Bold brows are having a major moment. The over-plucked arches of the early aughts are ancient history, and up-and-comers like Cara Delevingne and Zendaya have ushered in a new look that’s striking, face-framing … and nearly impossible to replicate without the aid of a makeup tutorial. I’m none too handy with a brow pencil, so when I heard of microblading—a tattoo-like process that shapes and substantiates the brows with hair-like strokes of pigment— I quickly made an appointment with LaDonna Brooks, owner of The Babe Spa and certified microblading expert.

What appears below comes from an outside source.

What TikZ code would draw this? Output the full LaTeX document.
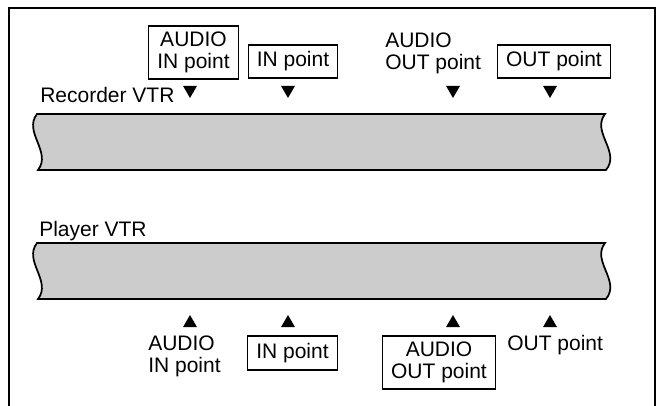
\documentclass[tikz,border=0pt]{standalone}
\usepackage{fontspec}
\setmainfont{Liberation Sans}
\usetikzlibrary{shapes.geometric}
\tikzset{
 tape/.style={draw,line width=1.3pt,fill=black!20},
 lbl/.style={inner sep=0pt,align=left},
 pbox/.style={draw,line width=0.8pt,inner xsep=6.5pt,inner ysep=0pt,align=center},
 tridn/.style={regular polygon,regular polygon sides=3,shape border rotate=180,fill=black,inner sep=0pt,minimum size=12pt},
 triup/.style={regular polygon,regular polygon sides=3,fill=black,inner sep=0pt,minimum size=12pt}
}
\begin{document}
\begin{tikzpicture}[x=0.75pt,y=-0.75pt,font=\fontsize{15.75}{16}\selectfont]
\useasboundingbox (0,0) rectangle (660,406);
\draw[line width=0.8pt] (9,406) -- (9,8) -- (655,8) -- (655,406);
% tapes
\foreach \t in {114,243}
 \draw[tape] (37,\t) -- (605,\t) .. controls (591,\t+18) and (621,\t+38) .. (606,\t+56) -- (38,\t+56) .. controls (52,\t+38) and (23,\t+18) .. (37,\t) -- cycle;
\node[lbl,anchor=base west] (recvtr) at (40,103) {Recorder VTR};
\node[lbl,anchor=base west] (plyvtr) at (39,236) {Player VTR};
% recorder side
\node[pbox,minimum height=39.75pt] (recain) at (193.5,52.5) {AUDIO\\IN point};
\node[pbox,minimum height=24.75pt] (recin) at (293,61.5) {IN point};
\node[lbl,anchor=north west] (recaout) at (385,33) {AUDIO\\OUT point};
\node[pbox,minimum height=24.75pt] (recout) at (554,61.5) {OUT point};
% player side
\node[lbl,anchor=north west] (plyain) at (148,336) {AUDIO\\IN point};
\node[pbox,minimum height=25.5pt] (plyin) at (292.5,353) {IN point};
\node[pbox,minimum height=39.75pt] (plyaout) at (439,362.5) {AUDIO\\OUT point};
\node[lbl,anchor=north west] (plyout) at (507,335) {OUT point};
\foreach \x [count=\i] in {190,288,453,550} {
 \node[tridn] (rt\i) at (\x,90) {};
 \node[triup] (pt\i) at (\x,323) {};
}
\end{tikzpicture}
\end{document}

THE ETHOS: The Babe Spa is small but mighty, a one-woman operation offering a cornucopia of cosmetic procedures: event makeup, eyelash extensions, facials, manicures and more—though Brooks tells me that microblading has become one of the main moneymakers. That’s because she’s one of few aestheticians in the area who are certified.
THE SPACE: Brooks has a spot at the Phenix Salon Suites in Federal Hill. Square footage is minimal, but it’s stylish: A Lucite-look chandelier and chairs, a metallic gold geometric-print accent wall and plush faux-fur throw rugs bring out the “Babe” vibes.

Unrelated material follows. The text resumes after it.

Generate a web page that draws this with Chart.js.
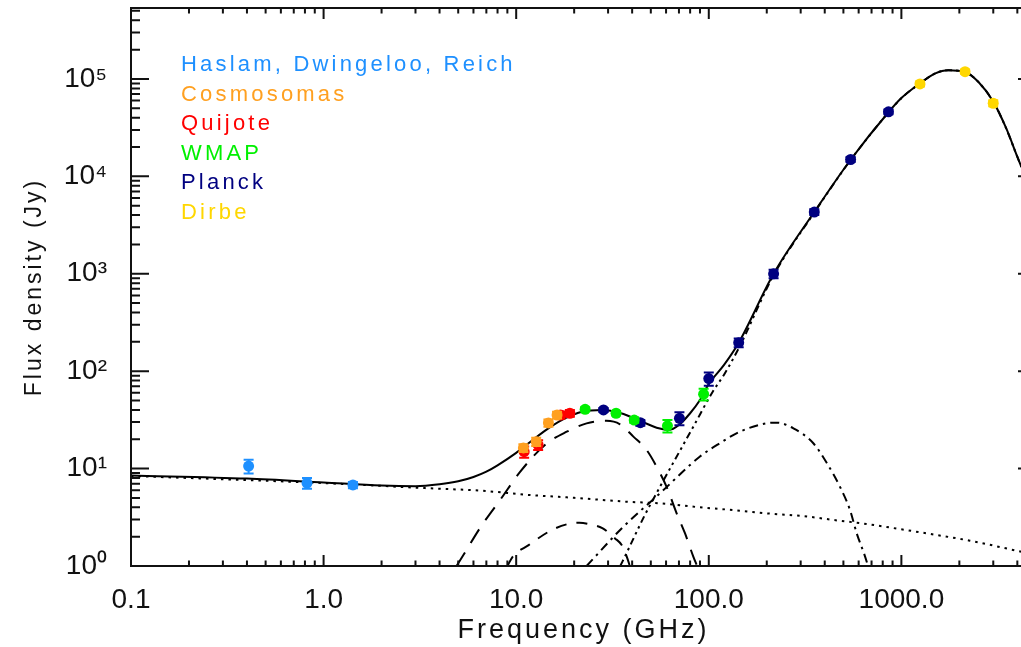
<!DOCTYPE html>
<html>
<head>
<meta charset="utf-8">
<script src="https://cdn.jsdelivr.net/npm/chart.js@4.4.1/dist/chart.umd.min.js"></script>
<style>
  html, body { margin: 0; padding: 0; background: #fff; overflow: hidden; }
  /* the plot box runs a little past the right edge of the picture */
  #wrap { width: 1021px; height: 647px; overflow: hidden; }
</style>
</head>
<body>
<div id="wrap"><canvas id="sed" width="1036" height="647"></canvas></div>
<script>
// axis tick labels (decades only, minor ticks are unlabeled)
const xTickValues = [0.1, 1, 10, 100, 1000];
const xTickLabels = ['0.1', '1.0', '10.0', '100.0', '1000.0'];
const yTickValues = [1, 10, 100, 1000, 10000, 100000];
const yTickLabels = ['10\u2070', '10\u00b9', '10\u00b2', '10\u00b3', '10\u2074', '10\u2075'];

// observations: frequency (GHz), flux density (Jy), 1-sigma error (Jy)
const haslamFreq = [0.408, 0.82, 1.42];
const haslamFlux = [10.6, 7.1, 6.8];
const haslamErr = [1.7, 0.9, 0.5];

const cosmoFreq = [10.9, 12.7, 14.7, 16.3];
const cosmoFlux = [16.3, 18.9, 29.4, 35.5];
const cosmoErr = [1.5, 1.8, 2.5, 2.8];

const quijoteFreq = [11, 13, 17, 19];
const quijoteFlux = [14.9, 17.5, 35.5, 37];
const quijoteErr = [2, 2, 3, 3];

const wmapFreq = [22.8, 33, 41, 61, 94];
const wmapFlux = [40.6, 37, 31.5, 27.5, 58];
const wmapErr = [2, 2, 2, 4, 8];

const planckFreq = [28.4, 44.1, 70.4, 100, 143, 217, 353, 545, 857];
const planckFlux = [40, 29.6, 32.8, 84, 196, 1000, 4300, 14900, 46000];
const planckErr = [2, 2, 5, 13, 20, 100, 300, 900, 2500];

const dirbeFreq = [1249, 2141, 2998];
const dirbeFlux = [88900, 118900, 56300];
const dirbeErr = [5000, 6000, 4000];

// model components
const totalFreq = [0.1, 0.4, 1, 2, 3, 4, 5, 6, 7, 8, 10, 12, 15, 18, 22, 28, 35, 45, 55, 62, 70, 80, 90, 100, 120, 143, 217, 353, 545, 857, 1000, 1249, 1500, 1750, 2141, 2500, 3000, 3500, 4000, 4200];
const totalFlux = [8.5, 7.9, 7.2, 6.7, 6.6, 6.9, 7.4, 8.2, 9.3, 10.8, 14.5, 19.2, 26.6, 33, 38.4, 40, 37, 30.3, 25.9, 24.9, 28, 37, 50.6, 74, 116, 196, 1000, 4300, 14800, 45500, 63600, 90000, 114000, 123000, 118000, 94000, 58500, 31200, 15900, 12500];

const freeFreeFreq = [0.1, 1, 3.57, 6.5, 11.8, 18.3, 25, 37.5, 56, 90, 134, 200, 325, 443, 660, 1000, 1525, 2270, 4200];
const freeFreeFlux = [8.4, 7.1, 6.27, 5.94, 5.35, 5.07, 4.85, 4.57, 4.4, 4.0, 3.75, 3.47, 3.22, 2.97, 2.7, 2.38, 2.08, 1.82, 1.4];

const ameFreq = [4.9, 5.3, 6.5, 8.3, 10.5, 14.1, 18.3, 23.2, 29.4, 34.6, 40.6, 47.6, 55.8, 60.4, 68.1, 75.2, 83.1, 87];
const ameFlux = [1, 1.28, 2.47, 4.84, 9.3, 17.5, 23.9, 29.1, 30.9, 28.5, 21.3, 15.5, 9.0, 6.5, 3.47, 2.17, 1.25, 1];

const ame2Freq = [9.0, 9.6, 11.6, 15.0, 18.3, 21.3, 25, 28, 32.6, 35.3, 37.5, 38.9];
const ame2Flux = [1, 1.25, 1.64, 2.29, 2.68, 2.78, 2.64, 2.45, 1.92, 1.64, 1.25, 1];

const cmbFreq = [23.2, 36, 55.8, 90, 114, 145, 200, 225, 275, 349, 410, 480, 541, 586, 648, 671];
const cmbFlux = [1, 2.53, 5.58, 13.3, 18.2, 23.9, 29.2, 29.6, 25.9, 18.2, 11.4, 6.5, 3.76, 2.17, 1.25, 1];

const dustFreq = [34.7, 37.5, 45.7, 55.8, 83.1, 105, 120, 143, 217, 353, 545, 857, 1000, 1249, 1500, 1750, 2141, 2500, 3000, 3500, 4000, 4200];
const dustFlux = [1, 1.37, 3.1, 6.5, 26.9, 62, 92, 172, 965, 4250, 14700, 45400, 63500, 89900, 113900, 122900, 117900, 93900, 58400, 31100, 15850, 12450];

const legendLabels = ['Haslam, Dwingeloo, Reich', 'Cosmosomas', 'Quijote', 'WMAP', 'Planck', 'Dirbe'];
const legendColors = ['#1e90ff', '#ffa020', '#ff0000', '#00f000', '#000080', '#ffd700'];

const FONT = "'Liberation Sans', Arial, Helvetica, sans-serif";

function pts(xs, ys) {
    return xs.map((x, i) => ({ x: x, y: ys[i] }));
}

function obsSet(label, xs, ys, errs, color) {
    return {
        label: label,
        data: pts(xs, ys),
        errors: errs,
        showLine: false,
        pointRadius: 5.5,
        pointHoverRadius: 5.5,
        pointBorderWidth: 0,
        pointBackgroundColor: color,
        borderColor: color,
        order: 0
    };
}

function curveSet(label, xs, ys, dash, width) {
    return {
        label: label,
        data: pts(xs, ys),
        borderColor: '#000',
        borderWidth: width,
        borderDash: dash,
        pointRadius: 0,
        fill: false,
        cubicInterpolationMode: 'monotone',
        order: 1
    };
}

// no label overflow room: the plot box is set by the layout padding
function noPad(s) {
    s.paddingTop = 0; s.paddingBottom = 0;
    s.paddingLeft = 0; s.paddingRight = 0;
}

// error bars + axis frame with inward IDL-style ticks + legend
const sedPlugin = {
    id: 'sedPlugin',
    beforeDraw(chart) {
        // wide spacing for the axis titles (drawn before datasets)
        chart.ctx.letterSpacing = '3px';
    },
    beforeDatasetsDraw(chart) {
        chart.ctx.letterSpacing = '0px';
    },
    beforeDatasetDraw(chart, args) {
        const ds = chart.data.datasets[args.index];
        if (!ds.errors) return;
        const ctx = chart.ctx;
        const xs = chart.scales.x, ys = chart.scales.y;
        ctx.save();
        ctx.strokeStyle = ds.pointBackgroundColor;
        ctx.lineWidth = 2;
        ds.data.forEach((p, i) => {
            const e = ds.errors[i];
            const px = xs.getPixelForValue(p.x);
            const y1 = ys.getPixelForValue(Math.max(p.y - e, 1e-3));
            const y2 = ys.getPixelForValue(p.y + e);
            ctx.beginPath();
            ctx.moveTo(px, y1); ctx.lineTo(px, y2);
            ctx.moveTo(px - 5, y1); ctx.lineTo(px + 5, y1);
            ctx.moveTo(px - 5, y2); ctx.lineTo(px + 5, y2);
            ctx.stroke();
        });
        ctx.restore();
    },
    afterDatasetsDraw(chart) {
        const ctx = chart.ctx;
        const a = chart.chartArea;
        const xs = chart.scales.x, ys = chart.scales.y;
        ctx.save();
        ctx.strokeStyle = '#111';
        ctx.lineWidth = 2;
        ctx.strokeRect(a.left, a.top, a.right - a.left, a.bottom - a.top);
        ctx.beginPath();
        for (let d = 0.1; d < 5000; d *= 10) {
            for (let m = 1; m < 10; m++) {
                const v = d * m;
                if (v > 5000) break;
                const px = xs.getPixelForValue(v);
                const len = m === 1 ? 11 : 5.5;
                ctx.moveTo(px, a.bottom); ctx.lineTo(px, a.bottom - len);
                ctx.moveTo(px, a.top); ctx.lineTo(px, a.top + len);
            }
        }
        for (let d = 1; d < 6e5; d *= 10) {
            for (let m = 1; m < 10; m++) {
                const v = d * m;
                if (v > 5.35e5) break;
                const py = ys.getPixelForValue(v);
                const len = m === 1 ? 18 : 9;
                ctx.moveTo(a.left, py); ctx.lineTo(a.left + len, py);
                ctx.moveTo(a.right, py); ctx.lineTo(a.right - len, py);
            }
        }
        ctx.stroke();
        ctx.restore();
    },
    afterDraw(chart) {
        const ctx = chart.ctx;
        const a = chart.chartArea;
        ctx.save();
        ctx.letterSpacing = '3.2px';
        ctx.font = '22px ' + FONT;
        ctx.textAlign = 'left';
        ctx.textBaseline = 'alphabetic';
        legendLabels.forEach((t, i) => {
            ctx.fillStyle = legendColors[i];
            ctx.fillText(t, a.left + 50, a.top + 63 + 29.5 * i);
        });
        ctx.restore();
    }
};

new Chart(document.getElementById('sed'), {
    type: 'line',
    data: {
        datasets: [
            obsSet('Haslam, Dwingeloo, Reich', haslamFreq, haslamFlux, haslamErr, legendColors[0]),
            obsSet('Cosmosomas', cosmoFreq, cosmoFlux, cosmoErr, legendColors[1]),
            obsSet('Quijote', quijoteFreq, quijoteFlux, quijoteErr, legendColors[2]),
            obsSet('WMAP', wmapFreq, wmapFlux, wmapErr, legendColors[3]),
            obsSet('Planck', planckFreq, planckFlux, planckErr, legendColors[4]),
            obsSet('Dirbe', dirbeFreq, dirbeFlux, dirbeErr, legendColors[5]),
            curveSet('Total', totalFreq, totalFlux, [], 2),
            curveSet('Free-free + synchrotron', freeFreeFreq, freeFreeFlux, [2.5, 5], 2),
            curveSet('AME', ameFreq, ameFlux, [16, 11], 2),
            curveSet('AME 2', ame2Freq, ame2Flux, [11, 10], 2),
            curveSet('CMB', cmbFreq, cmbFlux, [9, 5, 2.5, 5], 2),
            curveSet('Thermal dust', dustFreq, dustFlux, [7, 4, 2.5, 4, 2.5, 4], 2)
        ]
    },
    options: {
        responsive: false,
        animation: false,
        devicePixelRatio: 1,
        layout: { autoPadding: false, padding: { left: 0, right: 0, top: 8, bottom: 0 } },
        plugins: {
            legend: { display: false },
            tooltip: { enabled: false }
        },
        scales: {
            x: {
                type: 'logarithmic',
                position: 'bottom',
                min: 0.1,
                max: 5000,
                afterFit(s) { s.height = 81; noPad(s); },
                afterBuildTicks(s) { s.ticks = xTickValues.map(v => ({ value: v })); },
                grid: { display: false, drawTicks: false },
                border: { display: false },
                ticks: {
                    z: 1,
                    autoSkip: false,
                    maxRotation: 0,
                    padding: 17,
                    color: '#111',
                    font: { family: FONT, size: 28 },
                    callback: (v, i) => xTickLabels[i]
                },
                title: {
                    display: true,
                    text: 'Frequency (GHz)',
                    color: '#111',
                    font: { family: FONT, size: 27 },
                    padding: { top: 0, bottom: 0 }
                }
            },
            y: {
                type: 'logarithmic',
                position: 'left',
                min: 1,
                max: 5.35e5,
                afterFit(s) { s.width = 131; noPad(s); },
                afterBuildTicks(s) { s.ticks = yTickValues.map(v => ({ value: v })); },
                grid: { display: false, drawTicks: false },
                border: { display: false },
                ticks: {
                    z: 1,
                    autoSkip: false,
                    padding: 24,
                    color: '#111',
                    font: { family: FONT, size: 28 },
                    callback: (v, i) => yTickLabels[i]
                },
                title: {
                    display: true,
                    text: 'Flux density (Jy)',
                    color: '#111',
                    font: { family: FONT, size: 23 },
                    padding: { top: 21, bottom: 0 }
                }
            }
        }
    },
    plugins: [sedPlugin]
});
</script>
</body>
</html>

THE PROCESS: We had a quick consultation about my normal brow care (a little bit of powder, the occasional wax) and what I wanted from my new brows (darker, thicker, a more defined arch). After studying my face from multiple angles, she traced the planned shape around my existing hairs and had me give it a long look in front of the mirror to ensure my satisfaction.
Brooks then applied a numbing cream to my brows. As it worked its magic for the requisite 35 minutes, I hopped down from the recliner and filled out the extensive paperwork about risks, aftercare, etc. When I’d finished, we chatted about brow shapes and dye colors, eventually wandering into our takes on various pop culture happenings and her plans for the future.
Once I was back in the chair, she strapped on her medical mask and gloves and unwrapped a fresh blade. (It was indeed micro, like a mini X-Acto knife.) She put three dabs of dye above my brows for reference, allowing me to choose which would best befit my face. I went with the medium-brown option, “Copper,” and she went to work.
In all honesty, it was incredibly bizarre. I could feel Brooks dragging the pigment-dipped razor across my skin to make the tiny hair-like incisions, but it wasn’t painful—more a slightly disturbing tugging sensation. This went on for about 45 minutes, with her periodically holding a hand mirror up to get my feedback. She wiped away the excess pigment (and blood—yikes), and that was it.
THE VERDICT: Immediately after the procedure, my brows were very bold, thick and starkly angled, but have since faded to a more natural look. Aftercare was a bit tough—washing your face without touching your eyebrows is no easy feat, and there was some redness and flaking—but two weeks later, they’re better than new. Talk about highbrow.